Research Scope and Methodology
The authors evaluate ten popular LLMs—five general‑purpose models (GPT‑3.5‑Turbo, GPT‑4.1‑Mini, DeepSeek‑V2‑Lite‑Instruct‑16B, Llama‑3.1‑8B‑Instruct, Mistral‑7B‑Instruct, Qwen2.5‑Instruct‑14B) and five code‑specialized models (CodeLlama‑13B‑Instruct, DeepSeek‑Coder‑V2‑Lite‑Instruct‑16B, Qwen2.5‑Coder‑Instruct‑14B, Starcoder2‑15B‑Instruct). The models span 7 B to 16 B parameters and include both full‑precision and quantized (4‑bit/8‑bit) variants.

Six multilingual benchmark suites are used, covering both code generation and code translation tasks: LiveCodeBench, BabelCode‑HumanEval, BabelCode‑MBPP, BabelCode‑TP3, HumanEval‑XL, and McEval. In total, roughly 75 000 program samples across 16 programming languages and up to 23 natural languages are examined.

To quantify PLC, three metrics are introduced:

1. Language Confusion Pass Rate (LCPR) – the proportion of generated snippets that match the target language.
2. Code Parsing Pass Rate (CPPR) – the proportion of snippets that parse without syntax errors in the detected language.
3. Dominant Migration Rate (DMR) – for confused samples, the share that migrate to a particular “default” language (most often Python).

Language detection is performed by an ensemble of four tools (Highlight.js, Guesslang, Philomath‑1209, PLangRec) to ensure robust identification. All experiments use greedy decoding (temperature = 0) to minimize stochastic variation.

Key Findings

• Pervasiveness of PLC – Across all models, LCPR rarely exceeds 70 %; many models fall below 60 %. Code‑specialized models such as CodeLlama‑13B and DeepSeek‑Coder‑V2 exhibit especially low LCPR, with a strong bias toward generating Python code even when another language is requested.

• Systematic Migration Patterns – The DMR analysis shows that roughly 40‑45 % of confused outputs default to Python. Additionally, language pairs with high syntactic similarity (e.g., C# ↔ Java, C ↔ C++) frequently exchange code, indicating that the models rely on learned statistical preferences rather than a true understanding of language boundaries.

• Syntactic Validity Despite Confusion – Confused snippets are often syntactically correct; CPPR remains above 80 % for most models. This means that PLC can silently produce runnable code in the wrong language, potentially leading to subtle bugs or security issues that are hard to detect.

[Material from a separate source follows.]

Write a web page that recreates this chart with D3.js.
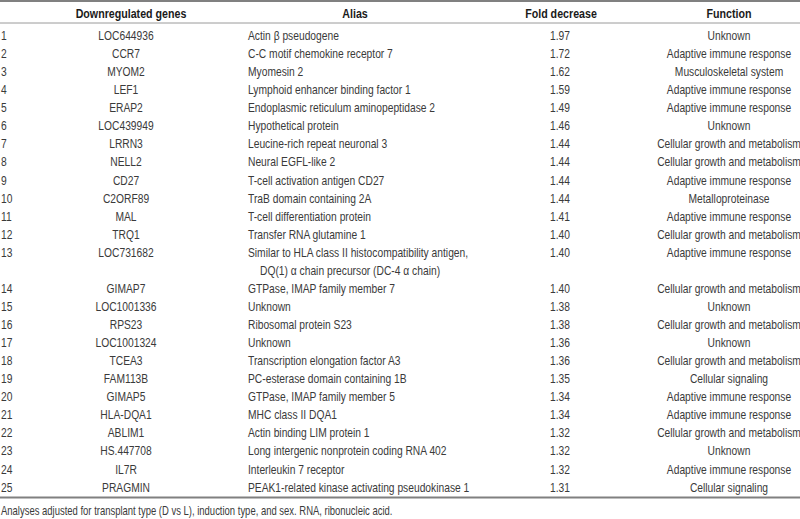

• Prompt Engineering Impact – Explicit language keywords (“Write the solution in Java”) improve LCPR by an average of 20 percentage points, whereas natural‑language instructions alone have minimal effect. This suggests that models treat language tags as strong conditioning signals.

• Quantization Amplifies PLC – Quantized versions of the models show a consistent drop in LCPR (≈ 15 pp) and CPPR (≈ 10 pp) compared with their full‑precision counterparts. The authors attribute this to the compression of probability distributions, which magnifies the model’s bias toward its most “comfortable” language.

Implications and Recommendations

1. Treat Language Fidelity as a Core Evaluation Dimension – Existing code benchmarks focus on functional correctness but overlook whether the generated code respects the requested language. Adding LCPR (or similar) to standard evaluation suites would surface PLC early in model development.

2. Standardize Prompt Formats – Incorporating explicit language tags and language‑specific keywords should become a best practice for both research and production usage.

3. Architectural Adjustments – Future code LLMs could benefit from language‑segregated token embeddings, language‑aware attention masks, or auxiliary loss terms that penalize cross‑language leakage during multi‑language pre‑training.

4. Quantization‑Aware Deployment – When deploying quantized models, developers should run a PLC audit and possibly add a post‑generation language verification step to filter out mis‑tagged code.

Conclusion
Programming Language Confusion is not a random glitch but a systematic, data‑driven phenomenon that manifests as a strong default to Python and as migrations between syntactically similar languages. Explicit language cues mitigate the issue, while quantization aggravates it. The authors argue that reliable multilingual code generation demands that language fidelity be measured, reported, and actively improved in both model training and prompt design.